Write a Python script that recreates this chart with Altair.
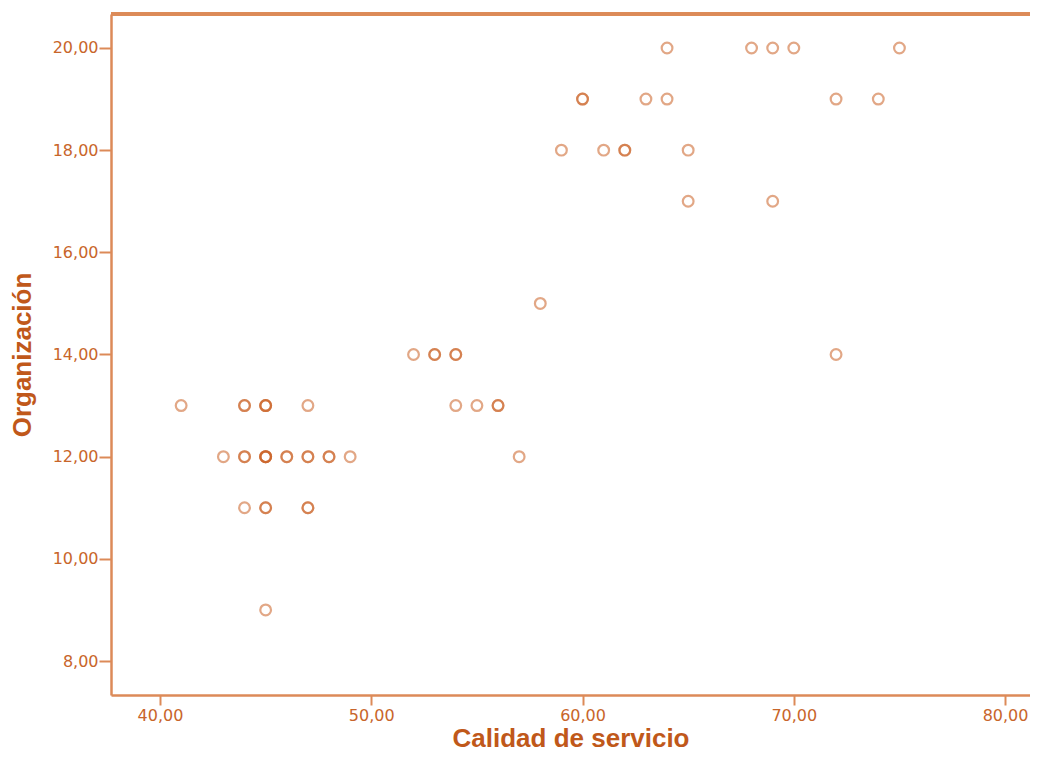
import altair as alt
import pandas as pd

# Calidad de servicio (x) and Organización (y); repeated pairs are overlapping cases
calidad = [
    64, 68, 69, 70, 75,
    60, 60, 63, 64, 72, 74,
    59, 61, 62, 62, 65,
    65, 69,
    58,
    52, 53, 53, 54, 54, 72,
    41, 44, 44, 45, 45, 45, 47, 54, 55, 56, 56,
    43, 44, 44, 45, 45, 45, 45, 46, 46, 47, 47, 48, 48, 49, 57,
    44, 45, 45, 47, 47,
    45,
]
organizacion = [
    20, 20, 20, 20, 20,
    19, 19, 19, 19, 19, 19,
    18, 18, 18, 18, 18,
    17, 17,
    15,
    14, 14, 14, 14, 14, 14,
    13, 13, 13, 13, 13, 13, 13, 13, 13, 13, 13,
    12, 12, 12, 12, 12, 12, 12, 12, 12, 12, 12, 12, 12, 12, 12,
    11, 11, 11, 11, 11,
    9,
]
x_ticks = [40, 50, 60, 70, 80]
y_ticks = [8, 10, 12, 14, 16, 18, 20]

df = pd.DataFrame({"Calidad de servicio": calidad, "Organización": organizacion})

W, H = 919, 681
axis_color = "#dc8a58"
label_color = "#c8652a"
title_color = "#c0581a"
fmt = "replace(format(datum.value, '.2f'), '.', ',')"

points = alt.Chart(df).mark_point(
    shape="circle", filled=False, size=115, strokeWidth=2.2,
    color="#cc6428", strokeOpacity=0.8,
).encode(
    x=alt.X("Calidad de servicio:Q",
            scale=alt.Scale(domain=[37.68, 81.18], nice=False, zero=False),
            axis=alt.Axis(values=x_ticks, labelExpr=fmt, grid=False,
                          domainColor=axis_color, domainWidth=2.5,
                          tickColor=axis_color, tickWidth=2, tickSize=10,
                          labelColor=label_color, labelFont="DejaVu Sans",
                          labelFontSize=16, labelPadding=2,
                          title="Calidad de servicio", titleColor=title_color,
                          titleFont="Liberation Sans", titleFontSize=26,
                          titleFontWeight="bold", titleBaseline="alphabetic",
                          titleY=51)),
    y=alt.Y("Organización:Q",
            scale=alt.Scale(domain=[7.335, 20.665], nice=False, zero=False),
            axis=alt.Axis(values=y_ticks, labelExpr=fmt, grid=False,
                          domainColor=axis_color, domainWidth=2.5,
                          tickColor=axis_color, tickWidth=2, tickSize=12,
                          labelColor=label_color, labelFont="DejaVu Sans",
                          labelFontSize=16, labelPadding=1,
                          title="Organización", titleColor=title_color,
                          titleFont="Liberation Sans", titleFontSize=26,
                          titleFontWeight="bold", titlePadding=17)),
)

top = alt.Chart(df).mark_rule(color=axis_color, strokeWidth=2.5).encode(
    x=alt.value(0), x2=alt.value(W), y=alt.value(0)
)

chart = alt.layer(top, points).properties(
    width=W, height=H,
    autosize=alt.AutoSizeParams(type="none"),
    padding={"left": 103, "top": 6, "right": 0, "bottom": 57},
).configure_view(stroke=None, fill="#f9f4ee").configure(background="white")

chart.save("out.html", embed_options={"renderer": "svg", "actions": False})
* * * * * * * * *
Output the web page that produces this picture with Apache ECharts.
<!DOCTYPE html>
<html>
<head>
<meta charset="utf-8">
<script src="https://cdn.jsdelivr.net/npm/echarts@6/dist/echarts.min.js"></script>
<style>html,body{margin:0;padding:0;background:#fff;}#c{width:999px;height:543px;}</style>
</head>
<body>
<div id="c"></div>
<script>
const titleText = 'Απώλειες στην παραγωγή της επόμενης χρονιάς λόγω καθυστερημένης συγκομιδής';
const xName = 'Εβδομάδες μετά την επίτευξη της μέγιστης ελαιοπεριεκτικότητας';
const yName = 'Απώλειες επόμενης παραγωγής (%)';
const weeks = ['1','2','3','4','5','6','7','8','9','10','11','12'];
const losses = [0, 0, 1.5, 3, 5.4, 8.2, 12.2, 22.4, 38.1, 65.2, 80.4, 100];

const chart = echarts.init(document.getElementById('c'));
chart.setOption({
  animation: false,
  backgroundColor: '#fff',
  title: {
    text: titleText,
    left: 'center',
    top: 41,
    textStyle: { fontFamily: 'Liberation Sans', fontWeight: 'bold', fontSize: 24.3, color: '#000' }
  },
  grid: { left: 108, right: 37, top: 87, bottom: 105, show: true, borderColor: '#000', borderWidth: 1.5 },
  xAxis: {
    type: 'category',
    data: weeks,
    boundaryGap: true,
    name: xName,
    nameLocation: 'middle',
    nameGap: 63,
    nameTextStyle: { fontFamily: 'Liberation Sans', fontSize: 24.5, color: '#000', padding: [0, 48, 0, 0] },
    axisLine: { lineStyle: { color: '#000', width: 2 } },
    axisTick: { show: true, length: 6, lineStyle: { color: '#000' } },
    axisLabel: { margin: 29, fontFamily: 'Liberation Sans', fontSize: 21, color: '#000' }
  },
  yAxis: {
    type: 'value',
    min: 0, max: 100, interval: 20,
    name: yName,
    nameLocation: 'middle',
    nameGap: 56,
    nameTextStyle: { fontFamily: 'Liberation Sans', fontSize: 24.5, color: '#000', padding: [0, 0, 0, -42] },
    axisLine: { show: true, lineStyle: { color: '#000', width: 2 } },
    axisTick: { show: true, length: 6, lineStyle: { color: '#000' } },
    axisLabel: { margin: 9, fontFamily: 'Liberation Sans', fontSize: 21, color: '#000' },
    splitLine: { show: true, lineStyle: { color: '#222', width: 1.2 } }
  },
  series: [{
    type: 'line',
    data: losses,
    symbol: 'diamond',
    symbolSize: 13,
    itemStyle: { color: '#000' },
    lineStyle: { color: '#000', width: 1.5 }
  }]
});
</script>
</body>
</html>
* * * * * * * * *
» Objective: What do the lines above say from the one containing "Output the web" down to the one containing "65.2, 80.4, 100];"? Return them exactly, both end lines included, and only them.

» Correct result:
Output the web page that produces this picture with Apache ECharts.
<!DOCTYPE html>
<html>
<head>
<meta charset="utf-8">
<script src="https://cdn.jsdelivr.net/npm/echarts@6/dist/echarts.min.js"></script>
<style>html,body{margin:0;padding:0;background:#fff;}#c{width:999px;height:543px;}</style>
</head>
<body>
<div id="c"></div>
<script>
const titleText = 'Απώλειες στην παραγωγή της επόμενης χρονιάς λόγω καθυστερημένης συγκομιδής';
const xName = 'Εβδομάδες μετά την επίτευξη της μέγιστης ελαιοπεριεκτικότητας';
const yName = 'Απώλειες επόμενης παραγωγής (%)';
const weeks = ['1','2','3','4','5','6','7','8','9','10','11','12'];
const losses = [0, 0, 1.5, 3, 5.4, 8.2, 12.2, 22.4, 38.1, 65.2, 80.4, 100];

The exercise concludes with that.